# Written instruction
Write out each line word for word. Drop pictures.

# Available data
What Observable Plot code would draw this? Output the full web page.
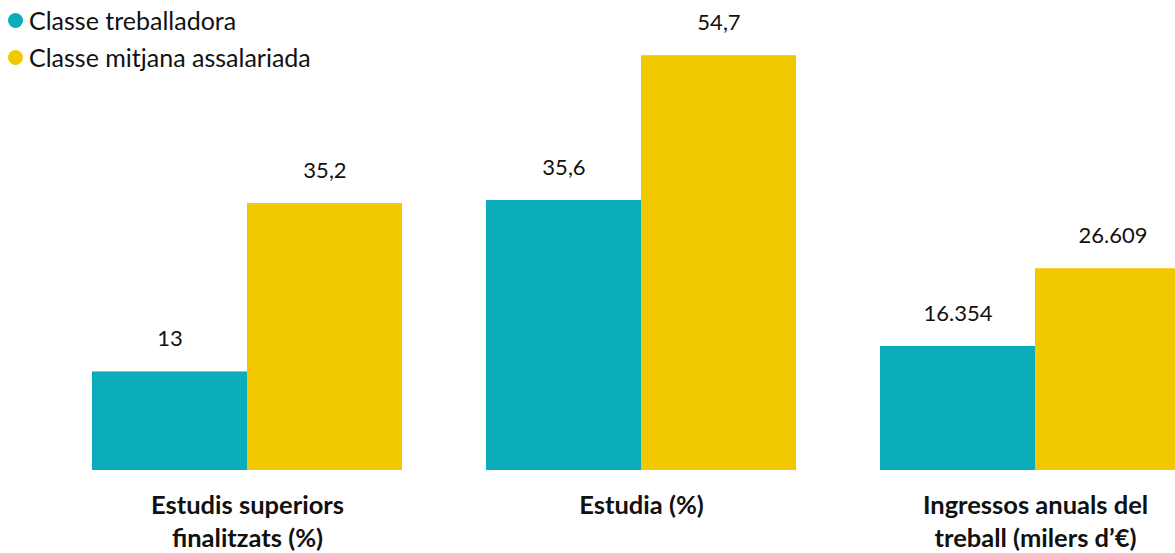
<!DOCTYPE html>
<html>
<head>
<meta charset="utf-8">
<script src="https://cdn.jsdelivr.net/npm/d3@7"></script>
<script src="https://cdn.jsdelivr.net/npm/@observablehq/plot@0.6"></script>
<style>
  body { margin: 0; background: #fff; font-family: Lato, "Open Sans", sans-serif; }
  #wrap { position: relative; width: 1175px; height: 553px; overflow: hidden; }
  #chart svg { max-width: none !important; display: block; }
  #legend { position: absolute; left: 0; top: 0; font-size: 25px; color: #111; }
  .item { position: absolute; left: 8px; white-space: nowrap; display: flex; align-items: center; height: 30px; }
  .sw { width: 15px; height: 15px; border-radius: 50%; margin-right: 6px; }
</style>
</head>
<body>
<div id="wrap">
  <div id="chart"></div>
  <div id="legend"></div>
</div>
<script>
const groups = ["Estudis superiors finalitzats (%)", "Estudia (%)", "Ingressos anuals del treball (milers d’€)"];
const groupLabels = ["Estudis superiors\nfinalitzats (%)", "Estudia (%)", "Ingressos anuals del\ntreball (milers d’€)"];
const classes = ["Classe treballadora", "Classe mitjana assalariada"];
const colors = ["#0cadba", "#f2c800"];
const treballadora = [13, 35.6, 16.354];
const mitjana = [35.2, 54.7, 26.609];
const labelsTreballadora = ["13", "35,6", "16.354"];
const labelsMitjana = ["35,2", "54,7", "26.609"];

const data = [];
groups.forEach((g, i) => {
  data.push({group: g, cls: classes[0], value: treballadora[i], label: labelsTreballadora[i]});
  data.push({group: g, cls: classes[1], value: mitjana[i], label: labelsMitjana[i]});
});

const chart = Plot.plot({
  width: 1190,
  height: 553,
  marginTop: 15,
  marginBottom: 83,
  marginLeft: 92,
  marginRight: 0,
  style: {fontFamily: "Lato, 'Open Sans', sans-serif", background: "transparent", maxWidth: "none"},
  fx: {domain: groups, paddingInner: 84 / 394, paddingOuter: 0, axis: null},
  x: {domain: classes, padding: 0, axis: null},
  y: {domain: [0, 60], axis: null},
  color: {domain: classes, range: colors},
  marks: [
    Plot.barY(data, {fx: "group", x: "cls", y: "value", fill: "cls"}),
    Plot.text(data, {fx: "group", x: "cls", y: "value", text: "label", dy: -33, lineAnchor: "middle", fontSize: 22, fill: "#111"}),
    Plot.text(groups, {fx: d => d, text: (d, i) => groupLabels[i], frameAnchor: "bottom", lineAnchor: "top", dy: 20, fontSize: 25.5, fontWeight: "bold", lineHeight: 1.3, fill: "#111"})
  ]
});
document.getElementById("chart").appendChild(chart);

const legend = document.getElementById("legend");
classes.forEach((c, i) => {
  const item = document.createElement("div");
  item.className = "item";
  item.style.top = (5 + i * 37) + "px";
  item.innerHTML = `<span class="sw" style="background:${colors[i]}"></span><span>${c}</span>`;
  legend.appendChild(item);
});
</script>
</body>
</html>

# Right answer
What Observable Plot code would draw this? Output the full web page.
<!DOCTYPE html>
<html>
<head>
<meta charset="utf-8">
<script src="https://cdn.jsdelivr.net/npm/d3@7"></script>
<script src="https://cdn.jsdelivr.net/npm/@observablehq/plot@0.6"></script>
<style>
  body { margin: 0; background: #fff; font-family: Lato, "Open Sans", sans-serif; }
  #wrap { position: relative; width: 1175px; height: 553px; overflow: hidden; }
  #chart svg { max-width: none !important; display: block; }
  #legend { position: absolute; left: 0; top: 0; font-size: 25px; color: #111; }
  .item { position: absolute; left: 8px; white-space: nowrap; display: flex; align-items: center; height: 30px; }
  .sw { width: 15px; height: 15px; border-radius: 50%; margin-right: 6px; }
</style>
</head>
<body>
<div id="wrap">
  <div id="chart"></div>
  <div id="legend"></div>
</div>
<script>
const groups = ["Estudis superiors finalitzats (%)", "Estudia (%)", "Ingressos anuals del treball (milers d’€)"];
const groupLabels = ["Estudis superiors\nfinalitzats (%)", "Estudia (%)", "Ingressos anuals del\ntreball (milers d’€)"];
const classes = ["Classe treballadora", "Classe mitjana assalariada"];
const colors = ["#0cadba", "#f2c800"];
const treballadora = [13, 35.6, 16.354];
const mitjana = [35.2, 54.7, 26.609];
const labelsTreballadora = ["13", "35,6", "16.354"];
const labelsMitjana = ["35,2", "54,7", "26.609"];

const data = [];
groups.forEach((g, i) => {
  data.push({group: g, cls: classes[0], value: treballadora[i], label: labelsTreballadora[i]});
  data.push({group: g, cls: classes[1], value: mitjana[i], label: labelsMitjana[i]});
});

const chart = Plot.plot({
  width: 1190,
  height: 553,
  marginTop: 15,
  marginBottom: 83,
  marginLeft: 92,
  marginRight: 0,
  style: {fontFamily: "Lato, 'Open Sans', sans-serif", background: "transparent", maxWidth: "none"},
  fx: {domain: groups, paddingInner: 84 / 394, paddingOuter: 0, axis: null},
  x: {domain: classes, padding: 0, axis: null},
  y: {domain: [0, 60], axis: null},
  color: {domain: classes, range: colors},
  marks: [
    Plot.barY(data, {fx: "group", x: "cls", y: "value", fill: "cls"}),
    Plot.text(data, {fx: "group", x: "cls", y: "value", text: "label", dy: -33, lineAnchor: "middle", fontSize: 22, fill: "#111"}),
    Plot.text(groups, {fx: d => d, text: (d, i) => groupLabels[i], frameAnchor: "bottom", lineAnchor: "top", dy: 20, fontSize: 25.5, fontWeight: "bold", lineHeight: 1.3, fill: "#111"})
  ]
});
document.getElementById("chart").appendChild(chart);

const legend = document.getElementById("legend");
classes.forEach((c, i) => {
  const item = document.createElement("div");
  item.className = "item";
  item.style.top = (5 + i * 37) + "px";
  item.innerHTML = `<span class="sw" style="background:${colors[i]}"></span><span>${c}</span>`;
  legend.appendChild(item);
});
</script>
</body>
</html>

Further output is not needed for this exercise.